Ein Blick ins Tierreich als Verdeutlichung. Das Küken braucht den stundenlangen Kampf, um sich von der letztlich bedrängenden Enge des Eis in die ungewohnte Weite des Lebens hineinzuentwickeln. Der Schmetterling muss sich schwerfällig aus der Puppe herauszwängen, damit sich die Funktionen der Flügel aktivieren können und er fliegen kann. Wenn man ihm bei seinem Kampf hülfe, würde er lebens- und fluguntüchtig sterben.
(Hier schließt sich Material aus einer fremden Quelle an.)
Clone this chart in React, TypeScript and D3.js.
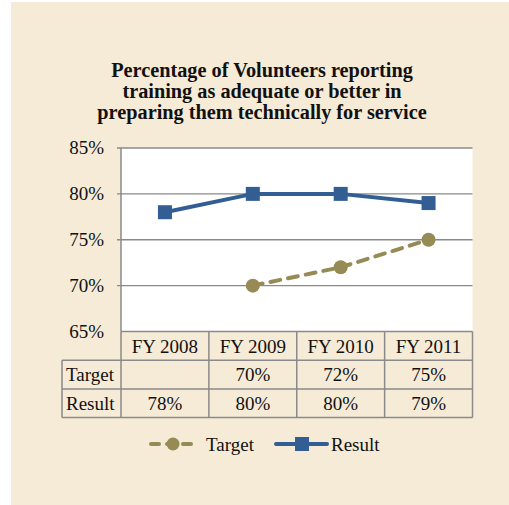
import React from 'react'
import * as d3 from 'd3'

const categories = ['FY 2008', 'FY 2009', 'FY 2010', 'FY 2011']
const targetValues: (number | null)[] = [null, 70, 72, 75]
const resultValues: number[] = [78, 80, 80, 79]
const yTicks = [65, 70, 75, 80, 85]
const titleLines = [
  'Percentage of Volunteers reporting',
  'training as adequate or better in',
  'preparing them technically for service',
]

const W = 509
const H = 505
const BG = '#F6EBD7'
const BLUE = '#325E93'
const OLIVE = '#968A55'
const GRID = '#8A8A8A'
const FONT = 'Liberation Serif, serif'

const App = () => {
  const left = 121
  const right = 472.5
  const top = 148
  const bottom = 331.5

  const x = d3.scaleBand().domain(categories).range([left, right])
  const y = d3.scaleLinear().domain([65, 85]).range([bottom, top])
  const cx = (c: string) => (x(c) as number) + x.bandwidth() / 2

  const line = d3.line<[string, number | null]>()
    .defined(d => d[1] != null)
    .x(d => cx(d[0]))
    .y(d => y(d[1] as number))

  const targetPts = categories.map((c, i) => [c, targetValues[i]] as [string, number | null])
  const resultPts = categories.map((c, i) => [c, resultValues[i]] as [string, number | null])

  const rowH = 28.7
  const headTop = bottom
  const rows = [
    { label: 'Target', vals: targetValues },
    { label: 'Result', vals: resultValues },
  ]
  const labelLeft = 62

  return (
    <svg width={W} height={H} style={{ position: 'absolute', left: 0, top: 0, fontFamily: FONT }}>
      <rect x={11} y={2} width={W - 11} height={H - 2} fill={BG} />

      {titleLines.map((t, i) => (
        <text key={i} x={262} y={77 + i * 21} textAnchor="middle" fontWeight="bold" fontSize={20.3} fill="#111">{t}</text>
      ))}

      <rect x={left} y={top} width={right - left} height={bottom - top} fill="#fff" />
      {yTicks.map(t => (
        <g key={t}>
          {t > 65 && <line x1={left - 4} x2={right} y1={y(t)} y2={y(t)} stroke={GRID} strokeWidth={1.3} />}
          <text x={104} y={y(t) + 6} textAnchor="end" fontSize={19} fill="#111">{t}%</text>
        </g>
      ))}
      <line x1={left} x2={left} y1={top} y2={bottom} stroke={GRID} strokeWidth={1.5} />

      {/* data table */}
      <g stroke={GRID} strokeWidth={1.5} fill="none">
        <line x1={left} x2={right} y1={headTop} y2={headTop} />
        {[1, 2, 3].map(r => (
          <line key={r} x1={labelLeft} x2={right} y1={headTop + r * rowH} y2={headTop + r * rowH} />
        ))}
        <line x1={labelLeft} x2={labelLeft} y1={headTop + rowH} y2={headTop + 3 * rowH} />
        {categories.map(c => (
          <line key={c} x1={x(c) as number} x2={x(c) as number} y1={headTop} y2={headTop + 3 * rowH} />
        ))}
        <line x1={right} x2={right} y1={headTop} y2={headTop + 3 * rowH} />
      </g>
      {categories.map(c => (
        <text key={c} x={cx(c)} y={headTop + 21} textAnchor="middle" fontSize={19} fill="#111">{c}</text>
      ))}
      {rows.map((r, ri) => (
        <g key={r.label}>
          <text x={labelLeft + 4} y={headTop + (ri + 1) * rowH + 21} fontSize={19} fill="#111">{r.label}</text>
          {r.vals.map((v, i) => v != null && (
            <text key={i} x={cx(categories[i])} y={headTop + (ri + 1) * rowH + 21} textAnchor="middle" fontSize={19} fill="#111">{v}%</text>
          ))}
        </g>
      ))}

      {/* series */}
      <path d={line(targetPts) || ''} fill="none" stroke={OLIVE} strokeWidth={4} strokeDasharray="10,8" strokeLinecap="round" />
      {targetPts.filter(d => d[1] != null).map(d => (
        <circle key={d[0]} cx={cx(d[0])} cy={y(d[1] as number)} r={7} fill={OLIVE} />
      ))}
      <path d={line(resultPts) || ''} fill="none" stroke={BLUE} strokeWidth={4} />
      {resultPts.map(d => (
        <rect key={d[0]} x={cx(d[0]) - 7} y={y(d[1] as number) - 7} width={14} height={14} fill={BLUE} />
      ))}

      {/* legend */}
      <g>
        <line x1={151} x2={195} y1={444} y2={444} stroke={OLIVE} strokeWidth={4} strokeDasharray="8,8" strokeLinecap="round" />
        <circle cx={173} cy={444} r={6.5} fill={OLIVE} />
        <text x={206} y={451} fontSize={19} fill="#111">Target</text>
        <line x1={276} x2={327} y1={444} y2={444} stroke={BLUE} strokeWidth={4} strokeLinecap="round" />
        <rect x={295} y={437} width={14} height={14} fill={BLUE} />
        <text x={331} y={451} fontSize={19} fill="#111">Result</text>
      </g>
    </svg>
  )
}

export default App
Eine liebe Studienfreundin hat einmal gesagt: »Manchmal muss man Nöte schaffen, um Lösungen zu finden.« Denn die Not erzeugt eine Spannung, und diese wiederum hilft uns dabei, uns auf einen echten Wachstumsschritt zu konzentrieren. Geistlich gesprochen: In Spannungsfeldern entsteht Energie. Energie, die etwas bewegt, Energie, die auf Gott zurückwirft, wenn wir uns schier zerrissen fühlen und die menschliche Machbarkeit an ihre Grenzen stößt.